MITRE functions as a U.S. government-funded research and development center (FFRDC). This role involves performing trusted third-party research, development and evaluation for the federal government. As part of MITRE’s mission, it performs research and development in the field of cybersecurity.
The MITRE ATT&CK matrix is one of their efforts to help formalize cyberdefense. The matrix breaks the attack life cycle into its component stages and describes methods by which an attacker could perform each stage. The tool can be used for research and development, building a formal cyberdefense strategy and a variety of other purposes.
What is account manipulation?
One of the stages in the attack life cycle, as defined in the MITRE ATT&CK framework, is credential access. At this stage, a hacker attempts to acquire usernames and passwords to gain access to accounts or escalate privileges. One method of accomplishing this stage is account manipulation.
Account manipulation covers a variety of different actions and is typically performed to escalate privileges once an attacker already has access to an account on the target system. By modifying aspects of accounts on the system, the attacker may be able to gain access to additional accounts or increase the privileges of the account that they have already gained access to.
Account manipulation can be used to give a hacker access to a user account. This could either involve the creation of a new account (to add persistence or make the attack less noticeable) or gaining access to another user’s account. For example, the root user on a Linux system could use the passwd command to change the password of any other user on the system.
Account manipulation can also be used to elevate the level of access that an attacker has on a target system. If an attacker can modify permissions on the system, they can:
- Add or change permission groups
- Modify account settings
- Modify how authentication is performed
Once an attacker has access to an account, they may also perform account manipulation to extend that access without detection. For example, an organization may require password changes at regular intervals and keep a log of the past X passwords that it forbids reuse of. A hacker may perform X+1 password updates in sequence (ending on the original password) to ensure that the account owner is not prompted to change their password to something unknown to the attacker.
Examples of account manipulation
One of the limitations of taking advantage of a user account is that the user may notice. If a hacker drops malware or other files into a user’s home directory as a stepping stone for an attack, those files may be discovered. Creating a new account is also problematic, since the account creation may be detected and trigger an alert.
A more subtle approach is taking over an unused account. If an attacker has managed to gain administrator credentials on a target machine, they can force a password change on an unused account. They also have the ability to assign the account any permissions that are required to achieve their goals on the system.
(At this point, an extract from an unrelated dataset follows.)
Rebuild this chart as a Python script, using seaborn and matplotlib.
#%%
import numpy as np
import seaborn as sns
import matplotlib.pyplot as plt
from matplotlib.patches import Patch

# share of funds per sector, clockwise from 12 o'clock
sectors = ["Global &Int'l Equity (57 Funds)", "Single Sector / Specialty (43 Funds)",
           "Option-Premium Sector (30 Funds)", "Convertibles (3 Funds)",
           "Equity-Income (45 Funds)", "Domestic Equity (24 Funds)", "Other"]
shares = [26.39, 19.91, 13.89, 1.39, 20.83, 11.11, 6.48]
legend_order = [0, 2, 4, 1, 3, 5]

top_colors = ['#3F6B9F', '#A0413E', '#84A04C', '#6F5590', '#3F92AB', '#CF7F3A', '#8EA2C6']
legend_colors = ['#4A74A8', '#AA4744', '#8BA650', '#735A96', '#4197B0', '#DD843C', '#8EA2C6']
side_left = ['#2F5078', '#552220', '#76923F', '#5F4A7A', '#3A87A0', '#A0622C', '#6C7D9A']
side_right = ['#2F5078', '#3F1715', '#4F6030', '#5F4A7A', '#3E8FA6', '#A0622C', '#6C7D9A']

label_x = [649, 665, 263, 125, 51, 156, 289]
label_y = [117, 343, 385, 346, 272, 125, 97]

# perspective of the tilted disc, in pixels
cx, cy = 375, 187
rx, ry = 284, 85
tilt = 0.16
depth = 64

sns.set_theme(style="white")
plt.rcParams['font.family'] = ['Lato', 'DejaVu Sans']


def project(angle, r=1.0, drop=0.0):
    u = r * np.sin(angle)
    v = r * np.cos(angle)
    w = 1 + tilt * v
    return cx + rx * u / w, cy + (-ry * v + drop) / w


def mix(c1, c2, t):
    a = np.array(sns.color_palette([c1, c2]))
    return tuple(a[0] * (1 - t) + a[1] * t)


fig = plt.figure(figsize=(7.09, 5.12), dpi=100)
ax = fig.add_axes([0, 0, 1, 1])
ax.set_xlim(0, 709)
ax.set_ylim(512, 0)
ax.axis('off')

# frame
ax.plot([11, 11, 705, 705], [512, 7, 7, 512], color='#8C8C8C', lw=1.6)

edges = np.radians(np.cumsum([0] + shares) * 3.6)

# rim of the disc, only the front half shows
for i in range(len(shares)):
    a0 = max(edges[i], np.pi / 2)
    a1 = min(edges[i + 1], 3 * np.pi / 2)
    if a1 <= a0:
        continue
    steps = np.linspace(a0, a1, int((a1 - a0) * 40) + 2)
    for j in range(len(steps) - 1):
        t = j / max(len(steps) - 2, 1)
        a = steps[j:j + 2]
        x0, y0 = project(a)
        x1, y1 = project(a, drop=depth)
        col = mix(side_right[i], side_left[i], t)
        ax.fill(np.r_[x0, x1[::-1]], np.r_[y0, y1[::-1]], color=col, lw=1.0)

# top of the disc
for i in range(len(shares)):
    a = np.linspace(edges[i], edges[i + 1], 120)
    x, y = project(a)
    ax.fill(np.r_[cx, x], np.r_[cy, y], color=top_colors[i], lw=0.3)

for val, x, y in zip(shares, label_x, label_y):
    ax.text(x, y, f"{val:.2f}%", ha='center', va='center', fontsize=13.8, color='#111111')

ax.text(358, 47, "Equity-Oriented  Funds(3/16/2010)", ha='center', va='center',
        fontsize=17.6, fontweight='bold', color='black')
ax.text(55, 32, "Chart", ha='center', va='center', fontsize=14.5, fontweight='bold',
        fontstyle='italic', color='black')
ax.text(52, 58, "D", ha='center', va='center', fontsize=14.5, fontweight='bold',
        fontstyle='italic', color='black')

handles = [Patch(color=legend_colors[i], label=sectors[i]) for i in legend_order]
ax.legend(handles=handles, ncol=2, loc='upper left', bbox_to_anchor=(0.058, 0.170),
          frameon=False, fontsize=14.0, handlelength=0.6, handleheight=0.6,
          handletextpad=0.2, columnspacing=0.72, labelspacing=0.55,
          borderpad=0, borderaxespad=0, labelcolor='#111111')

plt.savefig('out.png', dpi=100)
This provides them with a foothold on the system from which to perform additional attacks with a lower probability of detection than on the original compromised account.
Detection and mitigation
Detecting account manipulation
Account manipulation consists of modifying a user account to suit the purposes of an attacker. While account modification actions can be performed for legitimate reasons, correlating update actions with other information can help with identification of potentially suspicious or malicious activity.
On Windows, the event ID for changing a user account is 4738. Monitoring for this event ID can help an analyst determine when activities related to account manipulation are being performed. Once an event is detected, it can be correlated with other information to determine if it warrants further investigation, such as:
- Time of modification: Did it occur shortly after another anomalous event or outside of business hours?
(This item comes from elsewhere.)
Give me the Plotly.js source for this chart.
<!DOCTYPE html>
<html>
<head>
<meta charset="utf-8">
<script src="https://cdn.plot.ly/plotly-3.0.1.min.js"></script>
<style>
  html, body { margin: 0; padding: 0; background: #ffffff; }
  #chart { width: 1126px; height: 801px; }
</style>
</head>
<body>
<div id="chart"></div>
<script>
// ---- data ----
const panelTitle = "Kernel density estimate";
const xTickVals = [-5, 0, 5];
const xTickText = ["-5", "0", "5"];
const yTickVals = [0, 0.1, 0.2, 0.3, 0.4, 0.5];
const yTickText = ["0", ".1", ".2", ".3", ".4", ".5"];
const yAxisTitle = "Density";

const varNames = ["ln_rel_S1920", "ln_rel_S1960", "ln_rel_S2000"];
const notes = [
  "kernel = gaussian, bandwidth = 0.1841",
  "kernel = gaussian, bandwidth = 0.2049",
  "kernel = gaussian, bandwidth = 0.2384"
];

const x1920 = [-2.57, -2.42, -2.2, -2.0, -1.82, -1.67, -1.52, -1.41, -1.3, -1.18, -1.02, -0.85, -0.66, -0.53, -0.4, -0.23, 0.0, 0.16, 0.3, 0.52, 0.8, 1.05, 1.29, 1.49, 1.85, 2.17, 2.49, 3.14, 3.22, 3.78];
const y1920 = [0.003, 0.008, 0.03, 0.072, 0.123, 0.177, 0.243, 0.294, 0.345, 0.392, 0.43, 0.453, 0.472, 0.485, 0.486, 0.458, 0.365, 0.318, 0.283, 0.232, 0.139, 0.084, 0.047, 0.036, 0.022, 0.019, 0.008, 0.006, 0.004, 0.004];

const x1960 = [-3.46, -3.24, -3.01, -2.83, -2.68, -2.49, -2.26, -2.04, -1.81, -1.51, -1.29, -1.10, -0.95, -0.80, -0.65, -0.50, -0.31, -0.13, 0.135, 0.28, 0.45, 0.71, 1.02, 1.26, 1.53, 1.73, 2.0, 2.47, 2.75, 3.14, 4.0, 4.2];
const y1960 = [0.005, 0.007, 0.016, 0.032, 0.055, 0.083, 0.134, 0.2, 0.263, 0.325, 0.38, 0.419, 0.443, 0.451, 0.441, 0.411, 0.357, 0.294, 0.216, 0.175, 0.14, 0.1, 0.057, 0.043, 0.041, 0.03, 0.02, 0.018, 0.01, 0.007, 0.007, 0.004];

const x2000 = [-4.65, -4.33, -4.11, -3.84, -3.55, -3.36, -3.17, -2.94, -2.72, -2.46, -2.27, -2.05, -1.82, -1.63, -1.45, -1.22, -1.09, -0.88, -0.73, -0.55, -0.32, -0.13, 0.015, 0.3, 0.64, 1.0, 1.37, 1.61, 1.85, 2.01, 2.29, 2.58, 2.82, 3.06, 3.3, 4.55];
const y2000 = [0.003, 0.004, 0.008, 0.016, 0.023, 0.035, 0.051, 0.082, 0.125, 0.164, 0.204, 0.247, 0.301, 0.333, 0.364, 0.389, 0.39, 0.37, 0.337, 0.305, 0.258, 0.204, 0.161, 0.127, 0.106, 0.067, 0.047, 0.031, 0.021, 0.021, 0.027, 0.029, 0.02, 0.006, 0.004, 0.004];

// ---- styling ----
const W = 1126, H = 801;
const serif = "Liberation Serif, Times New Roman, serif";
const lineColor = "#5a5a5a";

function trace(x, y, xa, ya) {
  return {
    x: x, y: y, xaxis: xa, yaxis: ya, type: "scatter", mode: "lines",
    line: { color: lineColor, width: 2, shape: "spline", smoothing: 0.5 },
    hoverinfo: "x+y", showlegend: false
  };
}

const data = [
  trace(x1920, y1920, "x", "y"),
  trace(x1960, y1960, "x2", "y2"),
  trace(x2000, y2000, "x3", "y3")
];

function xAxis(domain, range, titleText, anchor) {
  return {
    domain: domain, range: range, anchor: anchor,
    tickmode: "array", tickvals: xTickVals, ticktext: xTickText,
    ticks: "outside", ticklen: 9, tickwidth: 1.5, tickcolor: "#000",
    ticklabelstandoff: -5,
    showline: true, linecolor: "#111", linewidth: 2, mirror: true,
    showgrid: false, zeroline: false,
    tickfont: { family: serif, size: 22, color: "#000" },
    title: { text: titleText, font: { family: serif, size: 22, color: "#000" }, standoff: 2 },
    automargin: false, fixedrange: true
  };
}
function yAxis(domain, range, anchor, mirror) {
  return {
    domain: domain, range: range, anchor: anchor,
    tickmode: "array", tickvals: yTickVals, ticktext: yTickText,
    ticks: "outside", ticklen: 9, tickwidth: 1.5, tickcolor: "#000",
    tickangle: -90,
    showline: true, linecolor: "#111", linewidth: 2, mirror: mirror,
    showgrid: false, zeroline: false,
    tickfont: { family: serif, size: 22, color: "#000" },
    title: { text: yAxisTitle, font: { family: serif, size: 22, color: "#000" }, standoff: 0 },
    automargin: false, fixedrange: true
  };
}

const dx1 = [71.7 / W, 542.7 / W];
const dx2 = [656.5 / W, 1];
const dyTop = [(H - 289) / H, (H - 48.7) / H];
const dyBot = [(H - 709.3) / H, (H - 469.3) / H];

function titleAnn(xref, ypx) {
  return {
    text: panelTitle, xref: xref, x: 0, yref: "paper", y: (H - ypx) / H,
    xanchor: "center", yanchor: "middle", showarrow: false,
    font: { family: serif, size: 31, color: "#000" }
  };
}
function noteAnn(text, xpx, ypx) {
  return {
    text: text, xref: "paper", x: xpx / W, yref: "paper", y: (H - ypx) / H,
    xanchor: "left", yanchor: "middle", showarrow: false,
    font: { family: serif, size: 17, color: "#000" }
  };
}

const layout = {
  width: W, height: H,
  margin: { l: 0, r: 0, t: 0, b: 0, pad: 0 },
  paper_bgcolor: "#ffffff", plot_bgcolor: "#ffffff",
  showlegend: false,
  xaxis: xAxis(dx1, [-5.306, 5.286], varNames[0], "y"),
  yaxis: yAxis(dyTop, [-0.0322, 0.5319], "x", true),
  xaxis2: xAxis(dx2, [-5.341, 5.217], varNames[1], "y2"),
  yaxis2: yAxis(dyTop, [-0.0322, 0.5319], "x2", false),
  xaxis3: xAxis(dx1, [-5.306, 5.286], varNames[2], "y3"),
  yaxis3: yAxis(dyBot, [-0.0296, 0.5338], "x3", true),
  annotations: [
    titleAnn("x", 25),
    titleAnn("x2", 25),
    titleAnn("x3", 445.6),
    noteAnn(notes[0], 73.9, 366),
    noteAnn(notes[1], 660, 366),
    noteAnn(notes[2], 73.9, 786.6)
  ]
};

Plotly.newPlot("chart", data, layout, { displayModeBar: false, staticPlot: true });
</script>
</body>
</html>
- Modifying other accounts: Is the user changing a different account’s password or other information?
- Forced password changes: Did an administrative user change a user password without knowledge of the old password?
Account manipulation can also be detected based on its effects. An attacker may perform account manipulation to elevate or expand account privileges, so any account with excessive permissions may be suspicious. Alternatively, a hacker may change the password of a dormant account to maintain persistence, so the sudden reactivation of an account can be suspicious.
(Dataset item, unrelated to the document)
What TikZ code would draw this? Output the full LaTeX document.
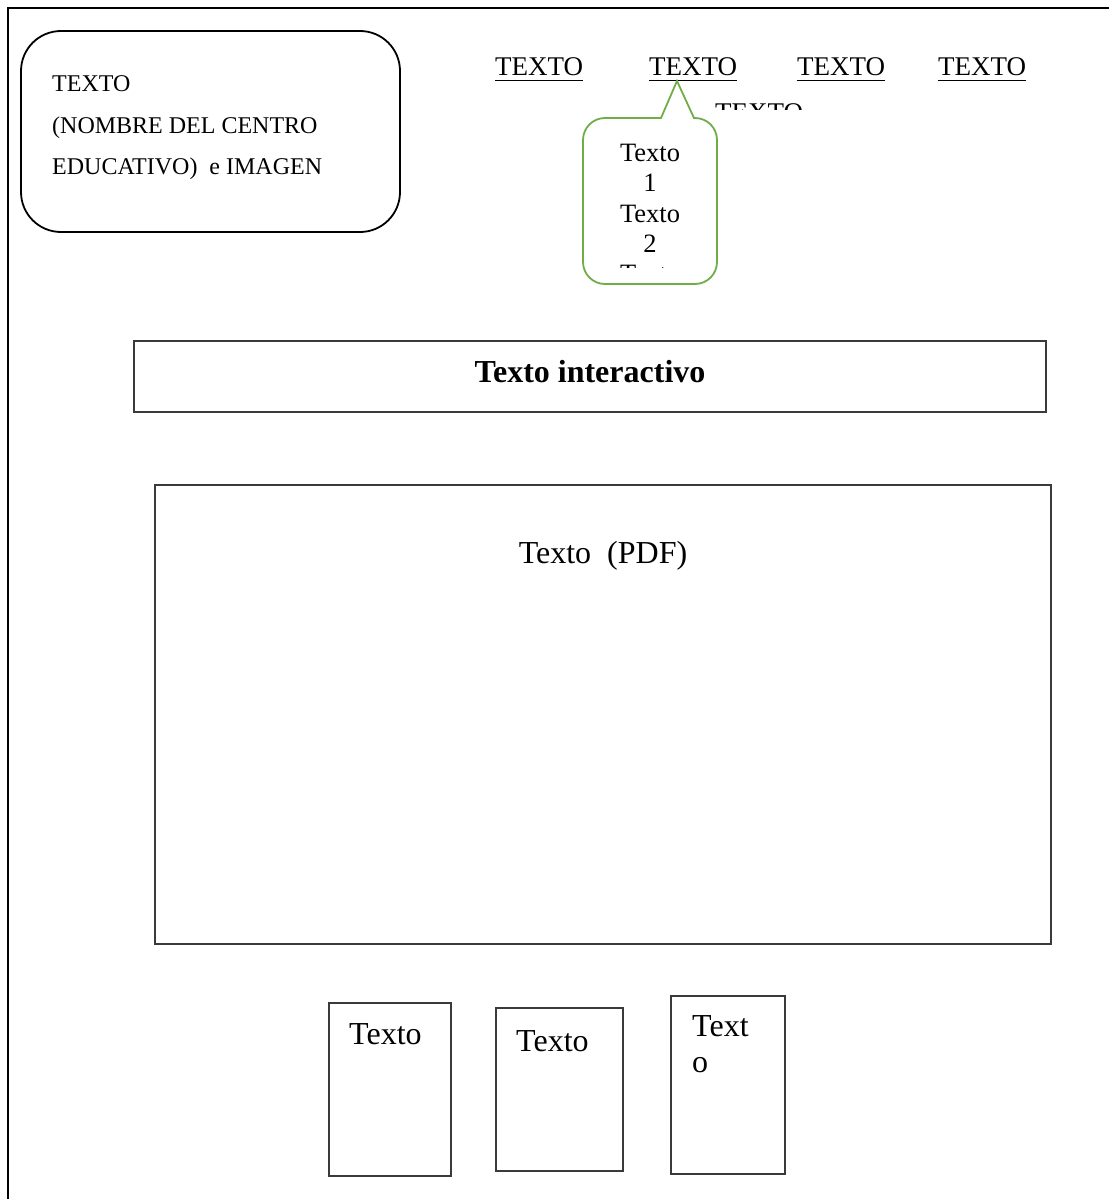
\documentclass[tikz,border=0pt]{standalone}
\usepackage{fontspec}
\setmainfont{Liberation Serif}
\definecolor{bubblegreen}{HTML}{70AD47}
\definecolor{boxline}{HTML}{3A3A3A}
\newcommand{\fs}[1]{\fontsize{#1}{#1}\selectfont}
\begin{document}
\begin{tikzpicture}[x=1pt,y=-1pt,
  txt/.style={inner sep=0pt,anchor=base west},
  ctxt/.style={inner sep=0pt,anchor=base},
  plainbox/.style={draw=boxline,line width=1.3pt},
  tab/.style={inner sep=0pt,anchor=base,font=\fs{27}}]
\useasboundingbox (0,0) rectangle (1109,1199);
% page frame (left and top edges)
\draw[line width=2pt] (8,1199) -- (8,8) -- (1109,8);

% header block
\draw[line width=1.8pt,rounded corners=40pt] (21,31) rectangle (400,232);
\node[txt,font=\fs{24}] (h1) at (52,92) {TEXTO};
\node[txt,font=\fs{24}] (h2) at (52,133) {(NOMBRE DEL CENTRO};
\node[txt,font=\fs{24}] (h3) at (52,174) {EDUCATIVO)\ \ e IMAGEN};

% menu tabs
\node[tab] (t1) at (539,76) {TEXTO};
\node[tab] (t2) at (693,76) {TEXTO};
\node[tab] (t3) at (841,76) {TEXTO};
\node[tab] (t4) at (982,76) {TEXTO};
\foreach \t in {t1,t2,t3,t4}
  \draw[line width=1.3pt] ([yshift=-4.5pt]\t.base west) -- ([yshift=-4.5pt]\t.base east);
\begin{scope}
  \clip (700,95) rectangle (830,109);
  \node[tab] (t5) at (759,121) {TEXTO};
\end{scope}

% drop-down bubble
\coordinate (tip) at (677,81);
\draw[bubblegreen,line width=1.8pt,fill=white,line join=miter]
  (661,118) -- (tip) -- (694,118)
  [rounded corners=22pt] -- (717,118) -- (717,284) -- (583,284) -- (583,118)
  [sharp corners] -- cycle;
\begin{scope}
  \clip (585,120) rectangle (715,267);
  \node[ctxt,font=\fs{26.5}] (b1) at (650,161) {Texto};
  \node[ctxt,font=\fs{26.5}] (b2) at (650,191) {1};
  \node[ctxt,font=\fs{26.5}] (b3) at (650,222) {Texto};
  \node[ctxt,font=\fs{26.5}] (b4) at (650,252) {2};
  \node[ctxt,font=\fs{26.5}] (b5) at (650,282) {Texto};
\end{scope}

% title bar
\draw[plainbox] (134,341) rectangle (1046,412);
\node[ctxt,font=\fs{32}\bfseries] (title) at (590,382) {Texto interactivo};

% main content area
\draw[plainbox] (155,485) rectangle (1051,944);
\node[ctxt,font=\fs{32}] (pdf) at (603,563) {Texto\ \ (PDF)};

% bottom cards
\draw[plainbox] (329,1003) rectangle (451,1176);
\node[txt,font=\fs{32}] (c1) at (349,1044) {Texto};
\draw[plainbox] (496,1008) rectangle (623,1171);
\node[txt,font=\fs{32}] (c2) at (516,1051) {Texto};
\draw[plainbox] (671,996) rectangle (785,1174);
\node[txt,font=\fs{32}] (c3a) at (692,1036) {Text};
\node[txt,font=\fs{32}] (c3b) at (692,1072) {o};
\end{tikzpicture}
\end{document}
Account manipulation attacks require the attacker to already have access to a system and the level of permissions necessary to manipulate accounts. Mitigating this attack vector requires denying the attacker one of both of these.
An attacker can gain initial access to a machine in a variety of different ways. Two of the most common are compromising poor user credentials or protocols/services that have unpatched vulnerabilities. Implementing multi-factor authentication and disabling unnecessary services on critical systems can help to dramatically decrease the attack surface of these systems.
Account manipulation can also be used to move laterally through a network via shared credentials. An organization should not have accounts with administrator permissions on multiple systems and should implement network segmentation to isolate critical systems and domain controllers. This limits an attacker’s ability to access these systems and high-value accounts.
Finally, it is important to limit an attacker’s access to administrator accounts by implementing least privilege. Administrator accounts should not be used for daily tasks. All users should operate in a limited user account for most business and only elevate to an administrator account for actions that require it.
Conclusion: Protecting against account manipulation
Account manipulation attacks take advantage of an attacker’s access to accounts on machines with the power to manipulate account permissions and access requirements. Protecting against this attack vector requires limiting an attacker’s access to accounts with this level of permissions and monitoring for events that may indicate account manipulation. Locking down administrator accounts by implementing least privilege and multi-factor authentication can do a great deal to minimize the threat of this attack.